I remember once, long ago, when I had started teaching continuing education classes, I finished a class that I felt had gone particularly well. I was so proud of what a great job I had done.
Then one of the students asked me a question. “So, should I invest in an IRA or in a CD?”
Uh-oh. Maybe I didn’t do such a great job after all.
Of course, you can invest in CDs inside an IRA. A CD, certificate of deposit, is something that you get at a bank that locks up your money and pays a steady interest rate. An IRA, individual retirement account, is, as its name suggests, a type of account. You can put all sorts of things inside your individual retirement account, including CDs, mutual funds, individual stocks and bonds, even real estate.
What’s important about a CD is what type of investment it is. What’s important about an IRA is how it affects the way your investments are taxed.
But a lot of investors use short-hand for everything. So for instance, they’ll say they have “Fidelity, and it’s been doing well.” Or they’ll talk about their Roth IRA as if it were an investment category when it is actually a type of account.
So let’s do a short breakdown.
First of all, there is the type of investment. Stocks and bonds, CDs and real estate, commodities and currencies, and mixes of the above. These are the basic types of investments, and your portfolio’s performance will largely be determined by the extent to which you invest in one or the other.
Second, there is the vehicle you use to invest. You may want stocks, bonds, real estate and commodities, but how are you going to access those investments? Vehicles include mutual funds, exchange-traded funds, real estate investment trusts and a category I advise staying away from, hedge funds.
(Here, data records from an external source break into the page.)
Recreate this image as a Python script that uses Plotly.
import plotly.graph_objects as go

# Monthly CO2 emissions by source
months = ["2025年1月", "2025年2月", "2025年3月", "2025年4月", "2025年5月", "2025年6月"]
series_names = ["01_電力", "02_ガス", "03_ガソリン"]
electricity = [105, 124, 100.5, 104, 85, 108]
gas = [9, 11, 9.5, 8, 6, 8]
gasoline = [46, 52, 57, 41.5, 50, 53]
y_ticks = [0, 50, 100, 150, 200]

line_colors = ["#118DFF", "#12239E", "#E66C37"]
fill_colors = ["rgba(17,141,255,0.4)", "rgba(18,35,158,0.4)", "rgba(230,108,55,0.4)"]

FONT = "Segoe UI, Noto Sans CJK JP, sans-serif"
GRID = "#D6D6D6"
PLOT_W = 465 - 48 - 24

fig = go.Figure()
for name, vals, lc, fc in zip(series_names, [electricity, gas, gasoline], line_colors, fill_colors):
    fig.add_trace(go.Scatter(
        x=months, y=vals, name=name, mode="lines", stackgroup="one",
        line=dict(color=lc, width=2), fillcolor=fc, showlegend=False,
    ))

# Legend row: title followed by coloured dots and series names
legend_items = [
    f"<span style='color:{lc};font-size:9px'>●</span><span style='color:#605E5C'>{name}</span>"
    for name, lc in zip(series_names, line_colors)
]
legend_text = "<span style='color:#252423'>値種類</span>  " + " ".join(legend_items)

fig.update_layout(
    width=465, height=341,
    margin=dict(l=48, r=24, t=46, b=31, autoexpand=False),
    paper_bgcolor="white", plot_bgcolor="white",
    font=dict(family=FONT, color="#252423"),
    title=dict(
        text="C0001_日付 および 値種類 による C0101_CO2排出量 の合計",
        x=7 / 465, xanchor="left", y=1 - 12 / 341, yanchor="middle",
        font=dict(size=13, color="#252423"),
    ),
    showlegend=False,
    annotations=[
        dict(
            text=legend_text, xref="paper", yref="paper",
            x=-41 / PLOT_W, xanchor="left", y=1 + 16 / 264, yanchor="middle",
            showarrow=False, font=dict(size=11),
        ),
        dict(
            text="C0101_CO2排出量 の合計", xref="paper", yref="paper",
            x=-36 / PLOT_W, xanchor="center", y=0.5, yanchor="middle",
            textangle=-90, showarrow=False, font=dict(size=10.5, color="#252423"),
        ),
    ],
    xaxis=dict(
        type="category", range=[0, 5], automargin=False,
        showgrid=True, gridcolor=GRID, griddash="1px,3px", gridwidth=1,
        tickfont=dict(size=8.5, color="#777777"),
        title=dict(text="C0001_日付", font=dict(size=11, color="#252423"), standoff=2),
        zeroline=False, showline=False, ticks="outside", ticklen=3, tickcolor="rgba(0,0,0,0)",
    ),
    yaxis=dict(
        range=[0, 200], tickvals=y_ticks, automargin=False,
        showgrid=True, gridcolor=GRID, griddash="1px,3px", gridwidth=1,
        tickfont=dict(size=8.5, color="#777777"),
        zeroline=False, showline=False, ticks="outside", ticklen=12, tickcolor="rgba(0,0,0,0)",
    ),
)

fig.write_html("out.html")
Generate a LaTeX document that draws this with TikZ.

You also have your custodian. Your custodian is like the bank that holds your investments and investment vehicles. You also have a broker, which is the company that carries out any trades.
Now here is where it gets confusing. You might have Fidelity as a custodian. You might also have them as a mutual fund company. You might even have individual stock in a company called Fidelity (which is a different Fidelity). So if someone just talks about how “their Fidelity” is doing, you really don’t know what they are referring to.
It’s a good idea, if you find this confusing, to sift through your investment materials and try to figure out who is the mutual fund company, who is the custodian, and if you have one, who is the adviser.
Finally you have the type of account. It could be a 401k, an IRA, a Roth IRA, or just a regular old custodial account at a custodian. Each type of account has certain kinds of limitations, but the important thing about your accounts for you, the investor, is always what kind of tax treatment the accounts get.
Your vehicle can hold any sort of investment. You can keep your vehicles at any custodian. And your account can contain any investment, in any vehicle, held at any custodian. That’s another way of thinking about things.
So hopefully this clears things up a little bit. Remember, keep investing simple and stay the course.